Because it’s personally embarrassing how much of my income I spend on Champagne. Basically, I wouldn’t be out of place from Hogarth’s A Rake’s Progress.
Exactly. If for no other reason than the assumptions and judgment. It’s telling that no one with truly a lot of expensive champagne would be that specific in their answers.
I’m really new to Champagne, and hitting it hard, so I’m in a learning process. I’m drinking a ton in the $30-$50 range and then I’m just barely touching the $125-$175 mark with the teeniest part of my pinky.
Median is going to be a “truer” descriptive statistic if your distribution is skewed by a few bottles of Krug or Salon. Given the response her suggesting somewhat bimodal or skewed distributions, median isn’t a bad descriptive statistic.

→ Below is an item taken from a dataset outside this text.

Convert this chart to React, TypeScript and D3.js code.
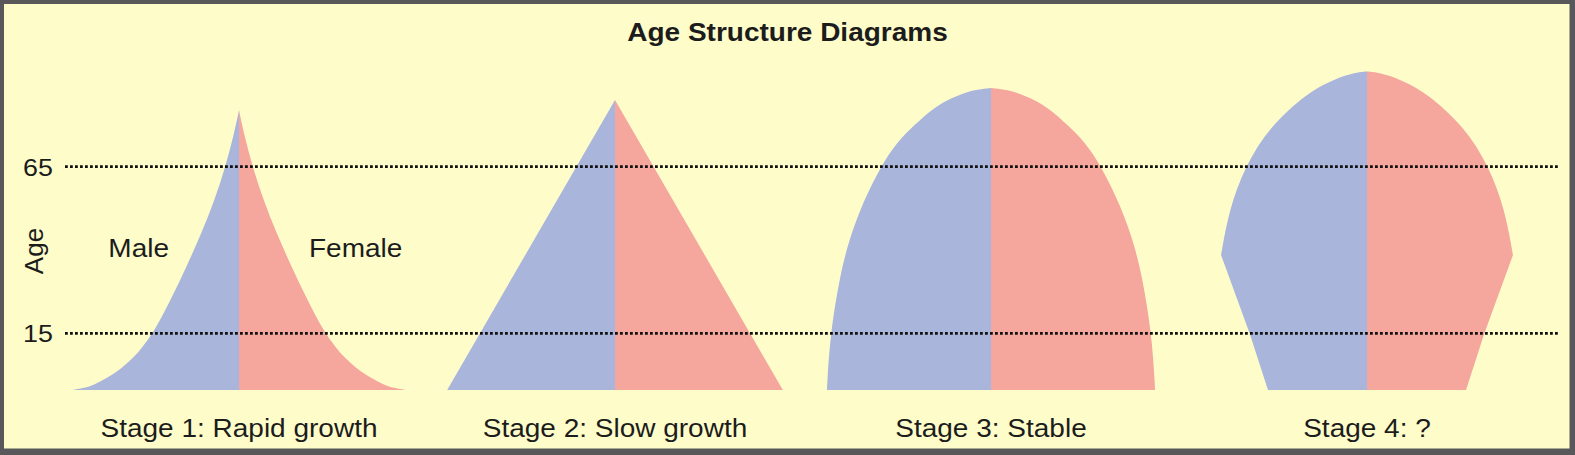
import React from "react";
import * as d3 from "d3";

// ---- data ----
const TITLE = "Age Structure Diagrams";
const STAGE_LABELS = ["Stage 1: Rapid growth", "Stage 2: Slow growth", "Stage 3: Stable", "Stage 4: ?"];
const AGE_TICKS = [15, 65];
const AXIS_LABEL = "Age";
const SEX_LABELS = ["Male", "Female"];

// [age, share of population] for one half (male and female are mirror images)
const stage1Profile: [number, number][] = [
  [-2, 100], [-1.5, 94], [-1, 89], [2, 77], [7, 63.7], [15, 51.2], [25, 41], [35, 31.4],
  [45, 22.5], [55, 14.6], [65, 8.1], [75, 2.9], [82, 0],
];
const stage2Profile: [number, number][] = [
  [-2, 100.5], [85, 0],
];
const stage3Profile: [number, number][] = [
  [-2, 98.2], [-1, 98.2], [15, 96.2], [32.5, 90.4], [42.5, 85.2], [52.6, 78.2], [65, 66.2],
  [72.5, 56], [77.5, 46], [82.5, 34.5], [85, 26.5], [87.3, 15.5], [88.2, 8], [88.6, 0],
];
const stage4Profile: [number, number][] = [
  [-2, 59.3], [15, 70.3], [38.5, 87.4], [52, 82.6], [65, 73.2], [77, 58.2],
  [87, 36.2], [91, 20.5], [92.5, 12.5], [93.3, 6], [93.6, 0],
];
const PROFILES = [stage1Profile, stage2Profile, stage3Profile, stage4Profile];

// ---- layout / style ----
const W = 1575;
const H = 455;
const BG = "#FEFDCA";
const BORDER = "#58585A";
const MALE = "#A9B5DB";
const FEMALE = "#F5A69D";
const INK = "#1c1c1c";
const FONT = "'Liberation Sans', Arial, Helvetica, sans-serif";
const STRETCH = 1.12;

export default function App() {
  const y = d3.scaleLinear().domain([15, 65]).range([333.3, 166.7]);
  const share = d3.scaleLinear().domain([0, 100]).range([0, 167]);
  const cx = d3.scalePoint<string>().domain(STAGE_LABELS).range([239, 1367]);
  const curve = d3.line<[number, number]>().curve(d3.curveBasis);

  const halfPath = (profile: [number, number][], c: number, side: number) => {
    const pts: [number, number][] = profile.map(([a, s]) => [c + side * share(s), y(a)]);
    let imax = 0;
    profile.forEach((p, i) => { if (p[1] > profile[imax][1]) imax = i; });
    const lower = pts.slice(0, imax + 1);
    const upper = pts.slice(imax);
    const yBase = pts[0][1];
    const yTop = pts[pts.length - 1][1];
    let d = `M${c},${yBase}`;
    lower.forEach((p) => { d += `L${p[0]},${p[1]}`; });
    const u = curve(upper) || "";
    d += u.replace(/^M/, "L");
    d += `L${c},${yTop}Z`;
    return d;
  };

  const txt = (x: number, yy: number, s: string, opts: any = {}) => (
    <text
      key={s + x}
      transform={`translate(${x},${yy}) scale(${STRETCH},1)`}
      textAnchor={opts.anchor || "middle"}
      fontSize={opts.size || 25}
      fontWeight={opts.weight || "normal"}
      fontFamily={FONT}
      fill={INK}
    >
      {s}
    </text>
  );

  const c1 = cx(STAGE_LABELS[0])!;

  return (
    <svg width={W} height={H} style={{ position: "absolute", left: 0, top: 0, display: "block" }}>
      <rect x={0} y={0} width={W} height={H} fill={BORDER} />
      <rect x={4} y={4} width={1565.5} height={444.5} fill={BG} />

      {txt(W / 2, 40.7, TITLE, { weight: "bold" })}

      {PROFILES.map((p, i) => {
        const c = cx(STAGE_LABELS[i])!;
        return (
          <g key={i}>
            <path d={halfPath(p, c, -1)} fill={MALE} />
            <path d={halfPath(p, c, 1)} fill={FEMALE} />
          </g>
        );
      })}

      {AGE_TICKS.map((t) => (
        <g key={t}>
          <line
            x1={65}
            x2={1558}
            y1={y(t)}
            y2={y(t)}
            stroke="#111"
            strokeWidth={2.8}
            strokeDasharray="2.8 2.2"
          />
          {txt(53, y(t) + 9, String(t), { anchor: "end", size: 24 })}
        </g>
      ))}

      <text
        transform={`translate(43,251) rotate(-90)`}
        textAnchor="middle"
        fontSize={26}
        fontFamily={FONT}
        fill={INK}
      >
        {AXIS_LABEL}
      </text>

      {txt(c1 - 70, 257.3, SEX_LABELS[0], { anchor: "end" })}
      {txt(c1 + 70, 257.3, SEX_LABELS[1], { anchor: "start" })}

      {STAGE_LABELS.map((s) => txt(cx(s)!, 436.7, s))}
    </svg>
  );
}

Mean is the right statistic if you are asking about your average dollar spend on champagne. If two thirds of my collection is $20 bottles of Heidsick and the other third is $500 bottles of aged Krug, it would be wildly misleading to say that my average spend is $20, just because that happens to be the median bottle.
If folks are interested in distributions of spend, all of you using CT (not me) who don’t mind laying out your spend could dump your data to Excel and create a histogram image to post with all basic stats to post — mean, median, standard deviation, skewness — in about 5 minutes.
I don’t record my spend or use CT so no idea of an average personally. I top out about $200 now ($220 is most I’ve ever spent) but happier between $35-70. Also any numbers I came up with for my collection would be significantly affected by inflation and price trends - hard to unpack.
True, but it also wouldn’t tell us much to know that your average spend was $180. Neither mean nor median shows much when distributions are non-normal, as your hypothetical is. I suspect however that a decent number of people have a skewed distribution with a long tail on the high end, which is why I suggested a median figure might give a better impression.
I answered based upon what I feel like I spend, not any actual analysis
I do have a bimodal distribution on Champagne spend, so probably have an average that is in between the two poles and an actual price point I never buy at.
I’m $28 across 110 bottles, with the majority of buying being at cellar door which changes the context significantly. I am quite surprised how many are in the $50-100 range - this has always been a bit of a dead spot for me where the value start to run out but you rarely get the quality of $100+ bottles. As such my ownership pegs both ends of that spectrum but almost nothing in the middle.